Opera Scotland

Derek Hammond Stroud Suggest updates

Born Stanmore, Middlesex, 10 January 1926.

Died Shrewsbury,  14 May 2012.

English baritone.

Derek Hammond Stroud enjoyed a successful career in opera and recital work, performing regularly with Sadler'sWells Opera, in roles that ranged from Rossini's Bartolo and Don Magnifico to Verdi's Rigoletto. He was particularly renowned for his interpretations of two Wagner parts, Beckmesser and Alberich, and for the complete contrast of Bunthorne in Patience.

He spent some time on army service in Burma and India, with the Royal West African Frontier Force.

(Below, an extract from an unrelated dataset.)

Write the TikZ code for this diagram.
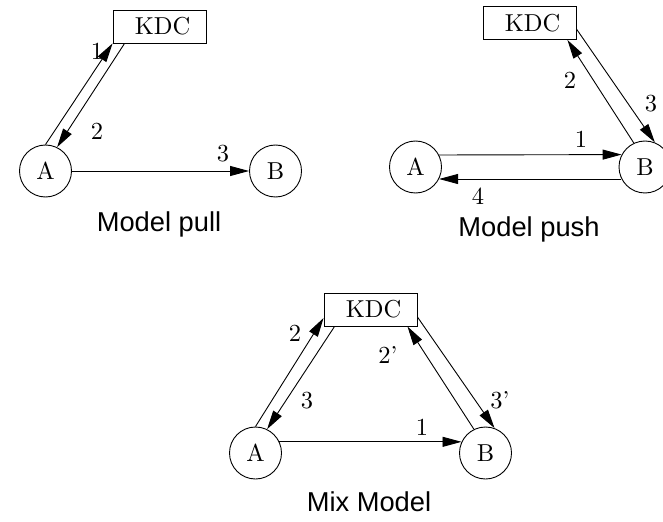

On his return he studied ophthalmic optics at Northampton Polytechnic (now the City University) from 1947 to 1949. He then worked as an ophthalmic optician before switching to singing, training in London at Trinity College of Music and in Germany with two great lieder singers, Elena Gerhardt and Gerhard Hüsch. He was always thereafter renowned for the clarity of his diction. His professional debut in 1955 was in the British première of Haydn's Orfeo ed Euridice, in a concert performance at the St Pancras Festival. He returned there in 1957 for Publius in La clemenza di Tito, at that time a work almost unknown, and again in 1963 for Rossini's La pietra del paragone.

In 1961 he joined Sadler's Wells Opera, where his early roles included Papageno, Bartolo and Cecil in Britten's Gloriana, as well as appearances in operettas by Offenbach and Strauss. He sang major roles by Verdi, both comic (Melitone) and serious (Rigoletto). His appearance as Bunthorne in John Cox's landmark production of Patience was highly memorable, in partnership with the Lady Jane of Heather Begg, who was later succeeded by the equally majestic Anne Collins. In 1968, under the guidance of conductor Reginald Goodall, he sang Beckmesser in the famous Sadler's Wells staging of Mastersingers, and a couple of years later, after the move to the Coliseum, added Alberich as the company built up its first Ring cycle. Two other serious roles he took on were Tonio in Pagliacci and Napoleon in Colin Graham's epic staging of Prokofiev's War and Peace.

He first sang Faninal in Der Rosenkavalier at Covent Garden in 1971. This was a role he also sang many times at the New York Met from 1977. Other parts at Covent Garden included Yamadori,  the Sacristan in Tosca, and Benoît, the grasping landlord in the first act of La bohème. This last role gained him great publicity on one occasion when he finished his performance and jumped into a taxi which took him to the Coliseum where he was scheduled to appear as Napoleon. He seems to have changed make-up and much of his costume en route.

His only Edinburgh Festival performances were in the Glyndebourne Chorus (1960), then as one of the reciters in a performance of Walton's Façade in 1974. At the Glyndebourne Festival he appeared in Einem's The Visit of the Old Lady (1973) and as Mr Upfold in Peter Hall's 1984 staging of Albert Herring.

His performances as Beckmesser and Alberich are both preserved in live performances on CD. He also recorded Melitone and Faninal, and earlier appearances on disc include Sadler's Wells operetta extracts as Calchas in La belle Hélène and Zsupan in The Gipsy Baron. He can also be seen on two of the Warner Video series of Gilbert and Sullivan operettas, as Bunthorne in a recreation of the John Cox production of Patience, and as the Lord Chancellor in a staging of Iolanthe by David Pountney. The Glyndebourne Albert Herring has also been available on DVD. The BBC have, however, never released a video of The Bear by Walton, conducted by the composer in 1970, in which he sings the servant, Luka.